3. Experimental method and results

The experiments have been carried out in 1 mm thick z-cut congruent LiNbO3 crystals highly doped with iron (~0.1% wt) in order to have a strong photovoltaic effect. For comparison, x-cut crystal samples with the same properties are also used.

We generate the particle patterns in a two-step process [18]: first, the substrate is illuminated to induce the PV fields. Second, after illumination, the substrate is immersed in a suspension of particles allowing them to deposit on the crystal surface. This sequential method simplifies the experiments and avoids the coupling of photovoltaic field trapping with pyroelectric effects [22] that might appear due to light-induced heating. Illumination has been carried out with a cw doubled Nd:YAG laser (λ = 532 nm) applying different 1D and 2D light patterns: sinusoidal patterns obtained by two-beam interference, rectangular homogeneous illumination using a rectangular slit and arbitrary 2D light patterns by image projection using a spatial light modulator (Holoeye LC–R1080 model).

After substrate illumination particle deposition is carried out using a non-polar hexane suspension (with null dipolar moment) in which the substrate is immersed during a time that we will call deposition time. The obtained particle patterns do not depend on the specific surface ( + z or –z) illuminated, as expected from dielectrophoretic trapping of neutral particles. Dielectric CaCO3 micro-particles (diameter d∼1–3 μm, homemade) and metallic aluminium nanoparticles (d~70 nm, bought to Skyspring Nanomaterials, Inc.) have been used. The neutrality of particles was also checked by simple electric experiments applying constant external DC fields to the hexane suspension observing no effect that could be associated to charged particles. The particle distribution was visualized by micro-photographs.

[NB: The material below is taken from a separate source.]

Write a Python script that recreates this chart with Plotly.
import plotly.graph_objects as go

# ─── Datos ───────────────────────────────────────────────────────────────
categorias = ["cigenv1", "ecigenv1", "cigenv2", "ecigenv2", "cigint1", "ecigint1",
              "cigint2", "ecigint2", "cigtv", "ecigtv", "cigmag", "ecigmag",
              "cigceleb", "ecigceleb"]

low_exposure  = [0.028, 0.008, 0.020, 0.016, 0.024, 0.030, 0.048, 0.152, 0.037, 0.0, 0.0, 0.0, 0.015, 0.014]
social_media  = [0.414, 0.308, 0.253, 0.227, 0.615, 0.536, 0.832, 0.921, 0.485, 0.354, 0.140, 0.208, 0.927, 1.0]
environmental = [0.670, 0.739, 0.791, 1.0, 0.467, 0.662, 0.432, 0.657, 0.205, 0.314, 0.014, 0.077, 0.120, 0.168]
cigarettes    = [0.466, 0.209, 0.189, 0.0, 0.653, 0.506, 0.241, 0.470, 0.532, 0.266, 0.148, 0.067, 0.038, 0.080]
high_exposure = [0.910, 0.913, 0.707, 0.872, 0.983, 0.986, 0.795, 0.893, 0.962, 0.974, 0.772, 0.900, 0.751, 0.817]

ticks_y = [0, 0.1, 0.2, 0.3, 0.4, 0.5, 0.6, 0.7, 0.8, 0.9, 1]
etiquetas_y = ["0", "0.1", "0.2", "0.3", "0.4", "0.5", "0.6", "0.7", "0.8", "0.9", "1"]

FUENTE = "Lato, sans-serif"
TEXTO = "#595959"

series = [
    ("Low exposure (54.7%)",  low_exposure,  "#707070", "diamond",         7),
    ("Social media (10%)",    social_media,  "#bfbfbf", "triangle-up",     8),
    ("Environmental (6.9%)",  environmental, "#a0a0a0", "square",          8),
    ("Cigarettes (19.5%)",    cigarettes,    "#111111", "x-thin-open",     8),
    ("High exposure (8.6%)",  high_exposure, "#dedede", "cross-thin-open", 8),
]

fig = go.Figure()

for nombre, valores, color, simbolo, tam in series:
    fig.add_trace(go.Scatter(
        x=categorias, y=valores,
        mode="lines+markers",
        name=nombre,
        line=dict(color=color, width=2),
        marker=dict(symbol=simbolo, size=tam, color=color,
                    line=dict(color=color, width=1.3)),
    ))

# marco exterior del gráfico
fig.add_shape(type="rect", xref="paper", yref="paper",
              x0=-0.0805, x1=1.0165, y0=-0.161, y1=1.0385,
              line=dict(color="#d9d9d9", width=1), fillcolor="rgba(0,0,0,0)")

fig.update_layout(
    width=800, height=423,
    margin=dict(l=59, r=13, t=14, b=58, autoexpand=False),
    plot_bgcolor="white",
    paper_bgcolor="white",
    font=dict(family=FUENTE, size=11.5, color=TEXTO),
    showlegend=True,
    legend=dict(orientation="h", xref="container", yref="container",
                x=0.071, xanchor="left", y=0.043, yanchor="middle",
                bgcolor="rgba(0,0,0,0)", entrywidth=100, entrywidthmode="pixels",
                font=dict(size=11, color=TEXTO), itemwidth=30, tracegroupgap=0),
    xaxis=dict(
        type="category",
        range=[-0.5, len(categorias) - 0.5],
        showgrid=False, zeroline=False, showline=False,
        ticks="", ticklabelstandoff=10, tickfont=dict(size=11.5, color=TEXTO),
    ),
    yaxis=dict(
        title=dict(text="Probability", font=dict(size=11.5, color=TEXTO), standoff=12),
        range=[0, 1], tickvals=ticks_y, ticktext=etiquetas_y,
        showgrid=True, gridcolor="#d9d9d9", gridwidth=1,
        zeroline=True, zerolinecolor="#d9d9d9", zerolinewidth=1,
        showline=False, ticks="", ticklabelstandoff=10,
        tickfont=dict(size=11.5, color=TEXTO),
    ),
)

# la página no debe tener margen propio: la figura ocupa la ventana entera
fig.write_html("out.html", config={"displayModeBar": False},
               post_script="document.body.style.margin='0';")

3.1 Singe-slit illumination experiments

A simple first experiment to check the viability of DEP trapping in the perpendicular configuration has been carried out illuminating the sample through a narrow slit, 2.1 mm wide. The situation corresponds essentially to the schematics of Fig. 1. After illumination, we deposited either micrometric CaCO3 or nanometric Al particles from the hexane suspension. The same experiment but using a x-cut substrate (parallel configuration) is also performed for comparison. Photographs of the patterns obtained are presented in Fig. 3 for the perpendicular (Figs. 3(a) and 3(b)) and parallel (Figs. 3(c) and 3(d)) configurations. It is remarkable that successful DEP trapping of neutral particles has been obtained for the first time on a z-cut sample. Moreover, the results show significant differences between the perpendicular and the parallel configurations. In x-cut the particles trap at the two slit boundaries perpendicular to the polar axis independently of the sign of the bulk charges. This pattern, already found in previous work [13], is typical for dielectrophoretic trapping of neutral particles. In turn, for the perpendicular configuration they trap along the whole illuminated reproducing the light pattern. Note that in both geometries particles trap in the regions where bulk charges are accumulated (see Fig. 1) as it can be expected. Finally, it is worthwhile noting the ability of the configuration to trap either micrometric or nanometric particles.

 figure: Fig. 3

Fig. 3 Patterns obtained under homogeneous illumination through a rectangular slit for perpendicular, (a) and (b), and parallel geometries, (c) and (d), using CaCO3 microparticles, (a) and (c), and aluminum nanoparticles, (b) and (d). In all case the light intensity on the substrate was 26 mW/cm2.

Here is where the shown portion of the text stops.